I note the Minister’s final remarks that he will set up an interdepartmental group to talk about it. A lot of people who are survivors of abuse are not represented by any group. It is a very personal and sensitive issue and story for them and their families. Therefore, it is not the same and there is not a uniform group that represents them and I know the Minister knows that but I will say that maybe he should seriously extend it for another two or three months. They are the summer months and furthermore we need to further advertise this in England, Scotland and Wales where we know from our records, engagement and representative bodies that many of them fled this country and are living in these places. It is important to use our organisations that serve Irish communities in the UK. I thank the Minister.

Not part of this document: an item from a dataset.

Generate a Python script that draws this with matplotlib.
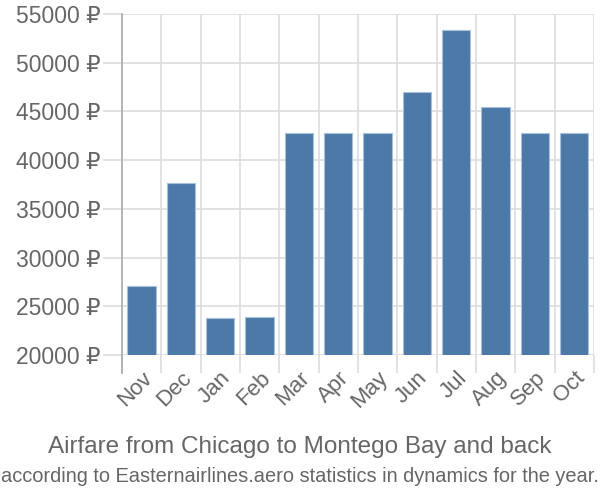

Minister for Education and Skills (Deputy Richard Bruton): I will bring Senator Boyhan’s concern to the attention of the Caranua board that the closing date should not be inflexibly applied. Its intention is to support victims of abuse in residential institutions. Caranua has published this because it recognises that the money is finite so it will have to ensure that it knows as soon as possible the potential new applications that can come on board so it can plan for them with the money that remains. I am sure it will look at that closing date in a flexible way. It is making significant efforts to ensure that overseas networks are used as well as domestic networks to get this information out to people who have been holding out for whatever reason. At this point I should say that 5,000 people have come forward and have been assisted in the fund and there are another couple of thousand applications on hand.
An Cathaoirleach: Sometimes, no matter what effort is made to reach out some people never get the information but that is the way the system works. I thank Senator Boyhan.